Afganistan'da barış ve istikrarın temini için her türlü desteği sağlıyoruz. Çabalarımız Taliban'ın ülkede yönetimi ele geçirmesinden sonra da devam ediyor. Şu anda Kabil'de büyükelçiliği açık olan tek NATO ülkesiyiz. Barış sürecine destek olmak için İstanbul'da bir konferans düzenlenmesini öngördük. Bir yandan geçici hükümet ile kademeli bir angajman politikası izliyor, diğer taraftan da Afgan halkına yardımlarımızı sürdürüyoruz."
Fuat Oktay, Somali'den Venezuela'ya, Filipinler'den Ukrayna'ya farklı coğrafyalarda barış ve istikrara katkıda bulunduklarını belirterek, Türkiye'nin, TİKA, Yurtdışı Türkler ve Akraba Topluluklar Başkanlığı, Maarif Vakfı ve Yunus Emre Enstitüsü gibi kurumlarla dünyanın dört bir yanında hem sahada hem masada olduğu gibi aynı zamanda gönüllerde olduğunu söyledi.
Türkiye'nin bayrak taşıcıyı kuruluşu Türk Hava Yollarının (THY), APEX tarafından "World Class" derecelendirmesinde dünyanın en mükemmel 7 havayolundan biri olarak tescillendiğini de dile getiren Oktay, 372 uçaklık filosu ile dünyanın en fazla ülkesine uçan THY'nin, geniş ulaşım ağı ile Türkiye'nin aktif dış politika yaklaşımının somut tezahürlerinden biri olduğuna işaret etti.

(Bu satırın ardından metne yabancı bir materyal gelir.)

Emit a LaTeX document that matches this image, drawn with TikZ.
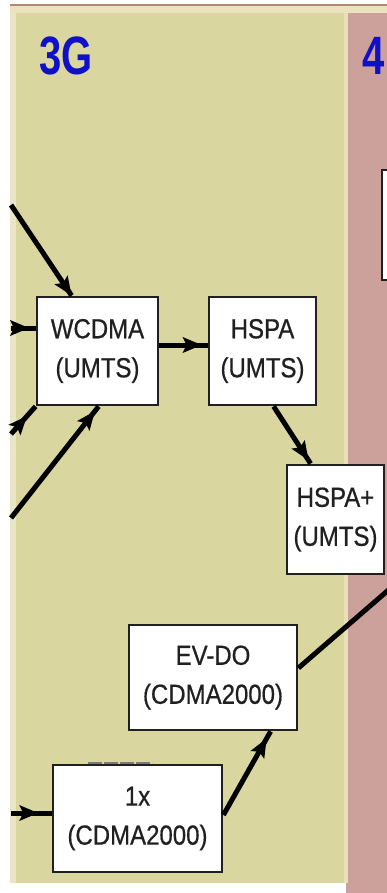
\documentclass[tikz,border=0pt]{standalone}
\usepackage{fontspec}
\setmainfont{Liberation Sans}
\newfontfamily\boxfont[FakeBold=0.7]{Liberation Sans}
\usepackage{graphicx}
\usetikzlibrary{decorations.markings}

\definecolor{olive3g}{RGB}{217,215,159}
\definecolor{pale3g}{RGB}{232,230,196}
\definecolor{pink4g}{RGB}{205,161,155}
\definecolor{rimline}{RGB}{176,138,108}
\definecolor{rimpale}{RGB}{236,226,192}
\definecolor{seam}{RGB}{234,224,182}
\definecolor{gblue}{RGB}{16,16,200}
\definecolor{ink}{RGB}{32,32,32}

% slightly tall lettering
\newcommand\vst[1]{\scalebox{1}[1.15]{#1}}

\begin{document}
\begin{tikzpicture}[x=1pt,y=-1pt,
  box/.style={draw=ink, line width=2.8pt, fill=white, inner sep=0pt,
              align=center, text=ink, font=\boxfont\fontsize{24}{39}\selectfont},
  link/.style={draw=black, line width=5pt},
  tipat/.style={postaction=decorate,
    decoration={markings, mark=at position #1 with
      {\fill[black] (2pt,0pt) -- (-17pt,8pt) -- (-13pt,0pt) -- (-17pt,-8pt) -- cycle;}}},
  era/.style={text=gblue, font=\bfseries\fontsize{40}{40}\selectfont, inner sep=0pt, anchor=west}
]
\useasboundingbox (0,0) rectangle (387,893);
\clip (0,0) rectangle (387,893);

% page background and the two generation bands
\fill[white] (0,0) rectangle (387,893);
\fill[olive3g] (10,6) rectangle (346,883);
\fill[pale3g] (10,6) rectangle (16,883);
\fill[pink4g] (346,6) rectangle (387,893);
\fill[seam] (344,6) rectangle (348,883);
\fill[rimpale] (10,6) rectangle (387,13);
\fill[rimline] (10,4) rectangle (387,6.5);

% band headings
\node[era] (g3) at (39,56) {\scalebox{1}[1.35]{3G}};
\node[era] (g4) at (362,56) {\scalebox{1}[1.35]{4}};

% technology boxes
\node[box, minimum width=60pt, minimum height=110pt] (lte) at (412,225) {};
\node[box, minimum width=121pt, minimum height=108pt] (wcdma) at (97.5,351) {\vst{WCDMA}\\\vst{(UMTS)}};
\node[box, minimum width=107pt, minimum height=108pt] (hspa) at (262.5,351) {\vst{HSPA}\\\vst{(UMTS)}};
\node[box, minimum width=97pt, minimum height=109pt] (hspaplus) at (335.5,519.5) {\vst{HSPA+}\\\vst{(UMTS)}};
\node[box, minimum width=168pt, minimum height=105pt] (evdo) at (213,677.5) {\vst{EV-DO}\\\vst{(CDMA2000)}};
\node[box, minimum width=169pt, minimum height=107pt] (onex) at (137.5,818.5) {\vst{1x}\\\vst{(CDMA2000)}};
\draw[ink!60, line width=1.8pt, dash pattern=on 14pt off 2pt] (88,762.8) -- (152,762.8);

% loose ends of the links
\coordinate (s1) at (11,205);
\coordinate (s2) at (11,328);
\coordinate (s3) at (11,434);
\coordinate (s4) at (11,518);
\coordinate (s9) at (11,813);
\coordinate (e7) at (400,580);

% links
\draw[link, tipat=-2pt] (s1) -- ([xshift=36pt]wcdma.north west);
\draw[link, tipat=0.65] (s2) -- (s2 -| wcdma.west);
\draw[link, tipat=0.6] (s3) -- (wcdma.south west);
\draw[link, tipat=-8pt] (s4) -- ([xshift=63pt]wcdma.south west);
\draw[link, tipat=-8pt] ([yshift=6pt]wcdma.east) -- ([yshift=6pt]hspa.west);
\draw[link, tipat=-6pt] ([xshift=66pt]hspa.south west) -- ([xshift=25pt]hspaplus.north west);
\draw[link] ([yshift=9.5pt]evdo.east) -- (e7);
\draw[link, tipat=-10pt] ([yshift=3.5pt]onex.east) -- ([xshift=143pt]evdo.south west);
\draw[link, tipat=0.62] (s9) -- (s9 -| onex.west);
\end{tikzpicture}
\end{document}
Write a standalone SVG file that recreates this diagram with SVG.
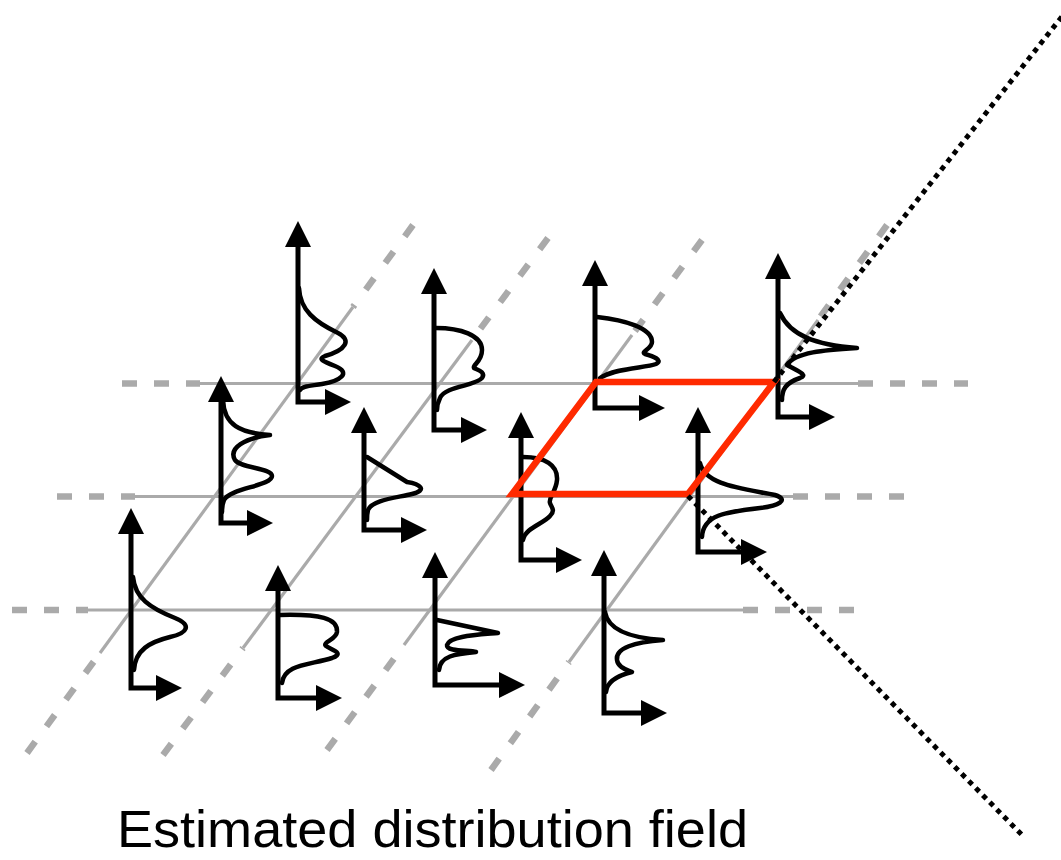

Oktay, "Cumhurbaşkanımız liderliğinde dış politikada ülkemizin yumuşak gücünü sert güç unsurlarıyla harmanlayan akılcı bir yaklaşım sergiliyoruz. Tüm küresel meselelere yapıcı katkı sunarak 'dünya 5'ten büyüktür' sloganıyla ifade ettiğimiz daha adil bir dünya anlayışını hakim kılmaya çalışıyoruz. Bundan sonra da bölgemizde ve dünyada, ecdadımızın, tarihimizin, medeniyetimizin bize işaret ettiği insan odaklı politikalarımızı uygulamayı sürdüreceğiz." şeklinde konuştu.